Things you might like to know:
  • It is stated that Benton left UNIT to sell second hand cars - something else that doesn't feel quite right. Harry Sullivan is at Porton Down, possibly creating biological weapons? The production team actually toyed with bringing Harry back for this story, before settling on the Brigadier - so Courtney was really third choice.
  • The school doctor - Runciman - is played by someone who has also appeared in the programme before. Roger Hammond had played Francis Bacon on the Space-Time Visualiser way back in The Chase.
  • A nice selection of vintage clips as the Brigadier's memory clears - of the first four Doctors plus Yeti, Cybermen, Zygons, K1 robot, Axons and a Dalek. Remember, there were no VHS releases at this time, so this stuff was like gold dust.
  • The Doctor contemplates reversing the polarity of the neutron flow. It is an anniversary story after all, though the full line is heard more during Davison's tenure than it was in Pertwee's.
  • Talking of Pertwee, the Blinovitch Limitation Theory gets a mention.
  • And Mawdryn wears Tom Baker's burgundy coat from Season 18.
  • I've used the name "Kastrons" in the synopsis above. This is in the script - but on screen they are simply referred to as "mutants".
  • The character of Turlough appears to be based somewhat on Steerpike, from Mervyn Peake's Titus Groan and Gormenghast novels. He was originally going to be introduced in Pat Mills' abandoned story Song of the Space Whale.
  • Mark Strickson had to dye his blond hair a reddish tint, as JNT wanted to differentiate him visually from Peter Davison.
  • The two girls who play the younger Tegan and Nyssa don't get a credit on screen, despite having a line each. Lucy Benjamin (mini-Nyssa) went on to fame in Eastenders, whilst mini-Tegan, Sian Pattinson, went on to become a fashion journalist.
  • You can visit the location for this story - Trent Park near Cockfosters, in North London. You and a friend can recreate the rock / head bashing climax to Episode One by the foot of the obelisk.
  • Ex-producer Graham Williams created the Guardians.
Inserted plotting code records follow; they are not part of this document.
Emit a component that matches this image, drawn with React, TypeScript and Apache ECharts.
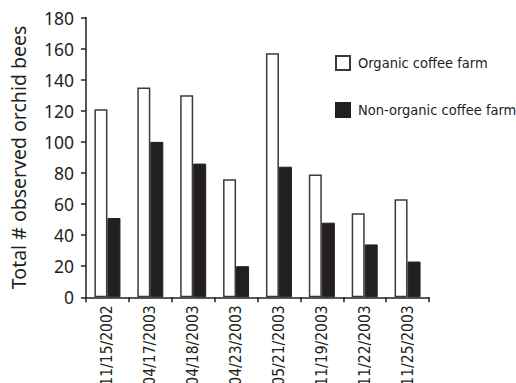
import React, { useEffect, useRef } from "react";
import * as echarts from "echarts";

const categories = [
  "11/15/2002",
  "04/17/2003",
  "04/18/2003",
  "04/23/2003",
  "05/21/2003",
  "11/19/2003",
  "11/22/2003",
  "11/25/2003",
];
const organic = [121, 135, 130, 76, 157, 79, 54, 63];
const nonOrganic = [51, 100, 86, 20, 84, 48, 34, 23];
const seriesNames = ["Organic coffee farm", "Non-organic coffee farm"];
const yTitle = "Total # observed orchid bees";

const INK = "#231f20";
const NARROW = "'Liberation Sans Narrow', 'DejaVu Sans Condensed', sans-serif";

export default function App() {
  const ref = useRef<HTMLDivElement>(null);
  useEffect(() => {
    document.body.style.margin = "0";
    if (!ref.current) return;
    const chart = echarts.init(ref.current, undefined, { renderer: "svg" });
    chart.setOption({
      animation: false,
      backgroundColor: "#ffffff",
      grid: {
        left: 86,
        right: 87,
        top: 17.5,
        bottom: 85.7,
        containLabel: false,
        outerBoundsMode: "none",
      },
      legend: {
        orient: "vertical",
        left: 330,
        top: 50,
        itemWidth: 14,
        itemHeight: 14,
        itemGap: 31,
        icon: "rect",
        textStyle: {
          fontFamily: NARROW,
          fontSize: 14.5,
          color: INK,
          padding: [0, 0, 0, 3],
        },
        data: seriesNames,
      },
      xAxis: {
        type: "category",
        data: categories,
        axisLine: { lineStyle: { color: INK, width: 1.5 } },
        axisTick: { show: true, length: 5, alignWithLabel: false, lineStyle: { color: INK, width: 1.5 } },
        axisLabel: {
          rotate: 90,
          interval: 0,
          margin: 8,
          fontFamily: NARROW,
          fontSize: 15.5,
          color: INK,
        },
      },
      yAxis: {
        type: "value",
        min: 0,
        max: 180,
        interval: 20,
        name: yTitle,
        nameLocation: "middle",
        nameGap: 58,
        nameTextStyle: { fontFamily: "'Noto Sans', sans-serif", fontSize: 19.5, color: INK },
        axisLine: { show: true, lineStyle: { color: INK, width: 1.5 } },
        axisTick: { show: true, length: 5, lineStyle: { color: INK, width: 1.5 } },
        axisLabel: { margin: 12, fontFamily: "'Noto Sans', sans-serif", fontSize: 17.5, color: INK },
        splitLine: { show: false },
      },
      series: [
        {
          name: seriesNames[0],
          type: "bar",
          data: organic,
          barWidth: 13,
          barGap: "0%",
          itemStyle: { color: "#ffffff", borderColor: "#3a3a3a", borderWidth: 1.5 },
        },
        {
          name: seriesNames[1],
          type: "bar",
          data: nonOrganic,
          barWidth: 13,
          barGap: "0%",
          itemStyle: { color: INK, borderColor: INK, borderWidth: 1 },
        },
      ],
    });
    return () => chart.dispose();
  }, []);
  return <div ref={ref} style={{ width: 516, height: 383 }} />;
}
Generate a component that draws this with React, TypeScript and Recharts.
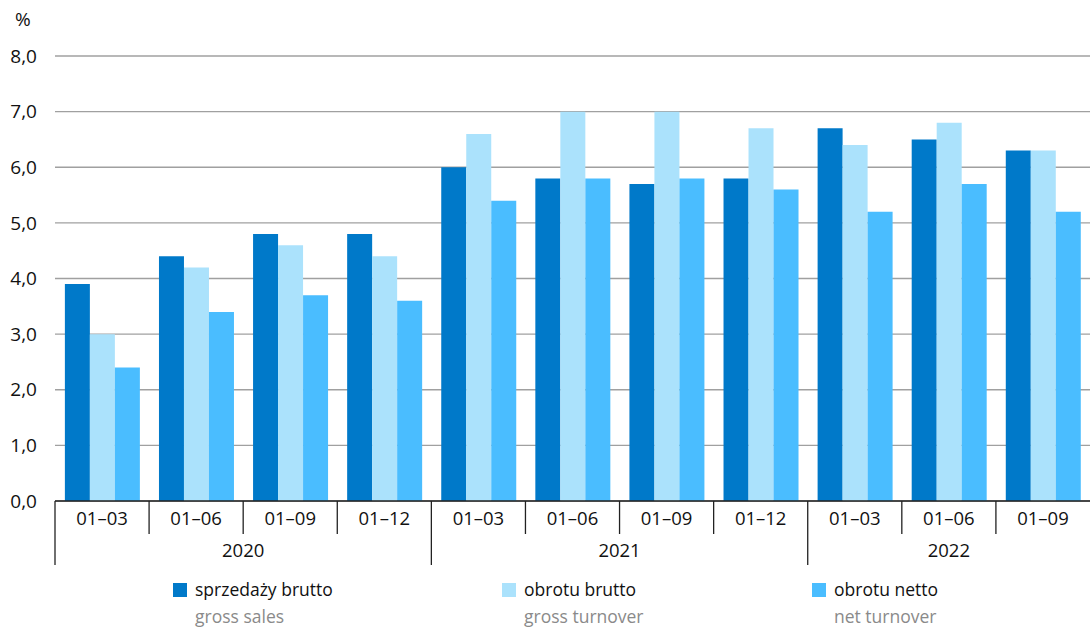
import React from "react";
import { BarChart, Bar, XAxis, YAxis, CartesianGrid, Legend } from "recharts";

const periods = ["01–03", "01–06", "01–09", "01–12", "01–03", "01–06", "01–09", "01–12", "01–03", "01–06", "01–09"];
const years = ["2020", "2020", "2020", "2020", "2021", "2021", "2021", "2021", "2022", "2022", "2022"];
const grossSales = [3.9, 4.4, 4.8, 4.8, 6.0, 5.8, 5.7, 5.8, 6.7, 6.5, 6.3];
const grossTurnover = [3.0, 4.2, 4.6, 4.4, 6.6, 7.0, 7.0, 6.7, 6.4, 6.8, 6.3];
const netTurnover = [2.4, 3.4, 3.7, 3.6, 5.4, 5.8, 5.8, 5.6, 5.2, 5.7, 5.2];
const yTicks = [0, 1, 2, 3, 4, 5, 6, 7, 8];

const seriesNames = [
  { key: "grossSales", pl: "sprzedaży brutto", en: "gross sales", color: "#0079c9" },
  { key: "grossTurnover", pl: "obrotu brutto", en: "gross turnover", color: "#abe2fc" },
  { key: "netTurnover", pl: "obrotu netto", en: "net turnover", color: "#4abdff" },
];

const data = periods.map((p, i) => ({
  period: p,
  year: years[i],
  grossSales: grossSales[i],
  grossTurnover: grossTurnover[i],
  netTurnover: netTurnover[i],
}));

const W = 1090;
const H = 628;
const LEFT = 55;
const BAND = (W - LEFT) / periods.length;
const FONT = "'Open Sans', 'Noto Sans', sans-serif";
const TEXT = "#111";

function PeriodTick(props: any) {
  const { x, y, index, payload } = props;
  const left = x - BAND / 2;
  const yearStart = index === 0 || years[index] !== years[index - 1];
  let span = 0;
  if (yearStart) {
    while (index + span < years.length && years[index + span] === years[index]) span++;
  }
  return (
    <g>
      <line x1={left} x2={left} y1={y} y2={y + (yearStart ? 64 : 33)} stroke="#222" strokeWidth={1.3} />
      <text x={x} y={y + 24} textAnchor="middle" fontSize={18.5} fill={TEXT} fontFamily={FONT}>
        {payload.value}
      </text>
      {yearStart && (
        <text x={left + (span * BAND) / 2} y={y + 56} textAnchor="middle" fontSize={18.5} fill={TEXT} fontFamily={FONT}>
          {years[index]}
        </text>
      )}
    </g>
  );
}

const legendX = [173, 502, 812];

function LegendContent() {
  return (
    <svg width={W} height={57} style={{ position: "absolute", left: 0, top: 0 }}>
      {seriesNames.map((s, i) => (
        <g key={s.key}>
          <rect x={legendX[i]} y={12} width={14} height={14} fill={s.color} />
          <text x={legendX[i] + 22} y={25} fontSize={17.5} fill={TEXT} fontFamily={FONT}>
            {s.pl}
          </text>
          <text x={legendX[i] + 22} y={52} fontSize={17.5} fill="#8a8a8a" fontFamily={FONT}>
            {s.en}
          </text>
        </g>
      ))}
    </svg>
  );
}

export default function App() {
  return (
    <div style={{ position: "absolute", left: 0, top: 0, width: W, height: H, background: "#fff", overflow: "hidden" }}>
      <div style={{ position: "absolute", left: 15, top: 6, fontSize: 19, fontFamily: FONT, color: TEXT }}>%</div>
      <BarChart
        width={W}
        height={H}
        data={data}
        margin={{ top: 56, right: 0, left: 0, bottom: 0 }}
        barCategoryGap="10.5%"
        barGap={0}
      >
        <CartesianGrid vertical={false} stroke="#a0a0a0" strokeWidth={1.3} />
        <XAxis
          dataKey="period"
          height={70}
          tickLine={false}
          tickSize={0}
          tickMargin={0}
          interval={0}
          axisLine={{ stroke: "#222", strokeWidth: 1.3 }}
          tick={<PeriodTick />}
        />
        <YAxis
          width={LEFT}
          domain={[0, 8]}
          ticks={yTicks}
          interval={0}
          axisLine={false}
          tickLine={false}
          tickSize={0}
          tickMargin={18}
          tickFormatter={(v: number) => v.toFixed(1).replace(".", ",")}
          tick={{ fontSize: 19, fill: TEXT, fontFamily: FONT }}
        />
        <Legend verticalAlign="bottom" height={57} content={<LegendContent />} />
        {seriesNames.map((s) => (
          <Bar key={s.key} dataKey={s.key} name={s.pl} fill={s.color} isAnimationActive={false} />
        ))}
      </BarChart>
    </div>
  );
}
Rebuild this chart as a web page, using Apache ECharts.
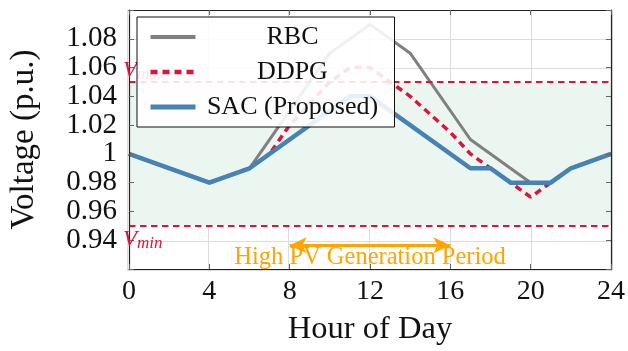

He had no idea they had been brought back until someone asked him about the Trilogy at a convention.

1 comment:

  1. If "William Russell" was unavailable to reprise his role as "Ian Chesterton" in this story then why didn't they just simply get "Jacqueline Hill" to reprise her roll as "Barbara Wright" instead, after all her character's occupation was that of a "History Teacher" and I assume that boys boarding schools do hire teachers of both genders both then and now, not to mention the fact that "Jacqueline Hill" was still alive and well at the time (She passed away on 18th February 1993, 10 years after this story was broadcasted).